Felix Sturm has been considered one the best pound for pound fighters in the world even though his name isn’t common to the casual boxing fan. Before this title defense, Sturm’s lone loss came against Oscar De La Hoya in a decision that most people believe should have gone to Sturm. The signs for an upset appeared early. Sturm wobbled Castillejo in the first round and gained a false confidence. The champ lost focus and was caught by a left hook left uppercut combination that put him down on the mat. Sturm got to his feet and survived the round. The knockdown was a wakeup call and Sturm took control after the third round.

Sturm built a comfortable lead and was well ahead on all the scorecards by the tenth round. No one told the 38 year-old Castillejo that he wasn’t supposed to win this fight. The Spanish challenger caught Sturm napping again, this time in the 10th round and nailed him with a left hook. Sturm fell against the ropes and Castillejo continued to pummel the champion until the referee finally stopped the fight. It turns out that Castillejo broke Sturm’s jaw with the left hook that led to the knockdown in the second round.

Sturm should have no problem rebounding from this loss once he has recuperated from his injuries. Sturm’s loss leaves the middleweight division wide open for undisputed champion Jermain Taylor. After three draining fights against Bernard Hopkins and Winky Wright, rumors are circulating that Taylor’s next opponent will be Sergio Mora, the winner of The Contender reality show. Mora currently is scheduled to fight in late August and if he wins, a showdown with Taylor in December is very likely. Needless to say it will be a huge jump in competition for Mora.

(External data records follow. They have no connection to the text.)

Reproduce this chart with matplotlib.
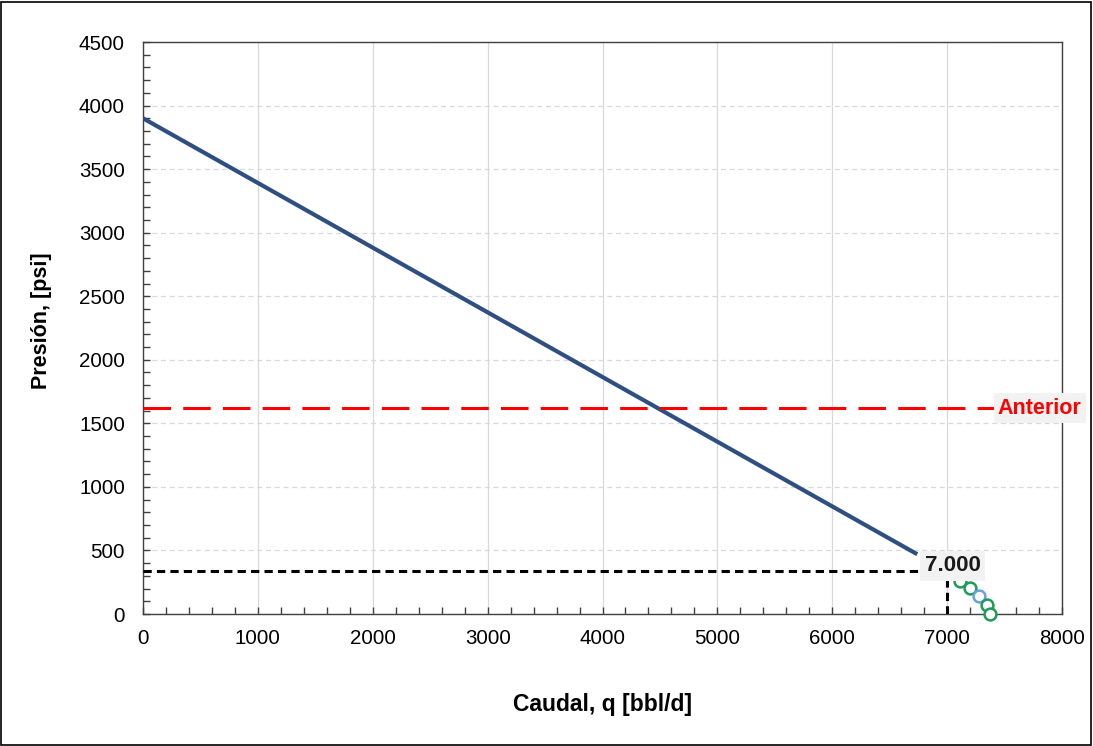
import matplotlib
matplotlib.use("Agg")
import matplotlib.pyplot as plt
from matplotlib.ticker import MultipleLocator
from matplotlib.patches import Rectangle

plt.rcParams['font.family'] = ['Liberation Sans', 'DejaVu Sans']

# IPR straight line
ipr_q = [0, 6740]
ipr_p = [3900, 470]

# previous pressure level
anterior_p = 1620

# operating point
op_q = 7000
op_p = 338
op_label = "7.000"

# pump curve points
pts_q = [7110, 7203, 7277, 7343, 7372]
pts_p = [260, 207, 142, 71, 3]
pts_col = ['#1E9B57', '#1E9B57', '#6A9FD8', '#1E9B57', '#1E9B57']

fig = plt.figure(figsize=(10.93, 7.46), dpi=100)
ax = fig.add_axes([143/1093, 1 - 614/746, (1062-143)/1093, (614-42)/746])

ax.set_xlim(0, 8000)
ax.set_ylim(0, 4500)
ax.xaxis.set_major_locator(MultipleLocator(1000))
ax.xaxis.set_minor_locator(MultipleLocator(200))
ax.yaxis.set_major_locator(MultipleLocator(500))
ax.yaxis.set_minor_locator(MultipleLocator(100))
ax.tick_params(which='both', direction='in', length=5, width=1, color='#404040')
ax.tick_params(which='major', labelsize=14.8)
ax.tick_params(axis='y', which='major', pad=13)
ax.tick_params(axis='x', which='major', pad=11)
ax.xaxis.grid(True, color='#d9d9d9', linestyle='-', linewidth=0.9)
ax.yaxis.grid(True, color='#d9d9d9', linestyle=(0, (4, 3)), linewidth=0.9)
ax.set_axisbelow(True)
for s in ax.spines.values():
    s.set_color('#404040')
    s.set_linewidth(1)

ax.plot(ipr_q, ipr_p, color='#2F4F82', linewidth=3, solid_capstyle='butt', zorder=3)
ax.axhline(anterior_p, xmin=0, xmax=0.995, color='#FF0000', linewidth=2.2,
           linestyle=(0, (9, 4)), zorder=3)
ax.plot([0, op_q], [op_p, op_p], color='black', linewidth=2.2, linestyle=(0, (2.7, 1.7)), zorder=4)
ax.plot([op_q, op_q], [0, op_p], color='black', linewidth=2.2, linestyle=(0, (2.7, 1.7)), zorder=4)

for q, p, c in zip(pts_q, pts_p, pts_col):
    ax.plot(q, p, 'o', markersize=8.5, markerfacecolor='white', markeredgecolor=c,
            markeredgewidth=1.8, zorder=5, clip_on=False)

ax.text(7048, 378, op_label, ha='center', va='center', fontsize=16, fontweight='bold',
        color='#1a1a1a', zorder=6,
        bbox=dict(facecolor='#f2f2f2', edgecolor='none', boxstyle='square,pad=0.22'))
ax.text(7807, anterior_p, "Anterior", ha='center', va='center', fontsize=15.5,
        fontweight='bold', color='#FF0000', zorder=6, clip_on=False,
        bbox=dict(facecolor='#f2f2f2', edgecolor='none', boxstyle='square,pad=0.2'))

ax.set_xlabel("Caudal, q [bbl/d]", fontsize=16.5, fontweight='bold', labelpad=32)
ax.set_ylabel("Presión, [psi]", fontsize=15.5, fontweight='bold')
ax.yaxis.set_label_coords(-0.099, 0.512)

fig.patches.append(Rectangle((0.001, 0.002), 0.997, 0.995, transform=fig.transFigure,
                             fill=False, edgecolor='black', linewidth=1.2))

fig.savefig("out.png", dpi=100)
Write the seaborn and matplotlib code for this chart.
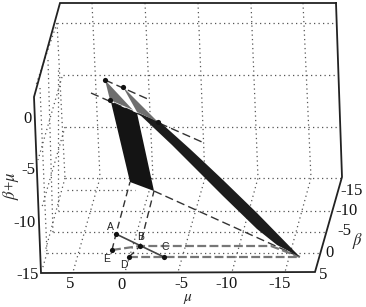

If Taylor vs. Mora does happen, it will likely be out west. That goes against Taylor’s desire to fight in his hometown of Little Rock, Arkansas, but Mora’s drawing power is very good on the west coast. The date is tentatively set for Dec. 2 on HBO PPV.

Results From Last Week

– Undefeated prospect Jason Litzau continues his meteoric rise up the featherweight division with a first round knockout of Nicky Bentz. Litzau is likely to have a big 2007.

– Former world title contender Yory Boy Campas defeated Miguel Hernandez by corner stoppage in the 6th round. Campas moves his record to 88-8.

– 2004 US Olympian Rock Allen stayed undefeated as a professional with a unanimous decision over Henry Mitchell.

– Ben Tackie won his welterweight showdown against Wilfredo Negron by ninth round TKO.

– Juan Diaz retained his WBA Lightweight title with a TKO victory over Randy Suico in the ninth round.

– Daniel Ponce De Leon knocked Sod Looknongyangtoy out cold in route to defending his WBO Super Bantamweight title.

Jockscraps – The Stories They Won’t Tell

10 Things You May Not Know About Roger Clemens

After falling to 1-3 since rejoining the Houston Astros despite a 2.96 ERA for the season, pitcher Roger Clemens opened up to reporters and gave us all a little insight into what he was doing during his time off:

10) I ran over a golden retriever and killed it. It had a tag around its neck with an address on it, so I drove to the house and knocked on the door. A little girl answered and I told her that some big meanie had run over her doggy and that it was dead. She cried for a really long time, but I told her I vowed to personally find who was responsible and bring him to justice. Deep down inside I felt bad about the whole ordeal, so I gave her an autographed baseball and a ticket to watch our minor league team play.

(9) Whenever I hear Eddie Money’s voice on the radio, I get the sudden urge to engage in fast, sweaty sex. Especially that “Take Me Home Tonight” song.

(8) It’s weird, but I can take a shower and walk around the house for exactly thirty minutes, and when I rub my balls and smell my fingers, the scent reminds me of Halloween when I was a kid. I don’t know why my sac smells like Autumn candy, but it does every now and then.

(7) I own a couple hundred acres of land down around the Mexican border. On weekends I’ll drive Pettitte, Oswalt, and myself down there and we’ll shoot at all the illegals coming across the border. I’ve got an honorary Texas ranger badge that Chuck Norris gave me. I have seven confirmed kills. Pettitte’s bitch ass has over twenty. Oswalt shoots like a retard. He’s crippled three of the little devils, but no confirmed kills.

(6) I don’t ever eat Chili Cheese Fritos, ‘cuz every time I walk past someone from the Middle East, I notice they smell just like Chili Cheese Fritos. It’s negative association, man. Just can’t bring myself to eat ’em. Makes my stomach turn.

(5) If I had to be any type of fruit in the world, I’d be a tangerine. No doubt about it.

(4) One time I went fishing with a friend of mine. When I got home, my little girl asked me if I caught anything. I told her I accidentally caught Nemo (you know, from the movies). She started to cry, but I told her if we remembered to scale him, de-vein his turd pack, and cook him right, ol’ Nemo would taste just fine. This didn’t stop her damn crying, so I gave her an autographed baseball and a ticket to a minor league game.

(3) My favorite singer of all time is Elvis. Sometimes I get real drunk and shoot out the television screen too, just like the King did.

(2) I never give to the United Way. I don’t trust those money-grubbing cheats. You shouldn’t either.

(1) People always ask me, “Roger, how come you still pitch so well in your 40’s?” I tell them it’s a strict training regimen but really, I just have a robotic arm.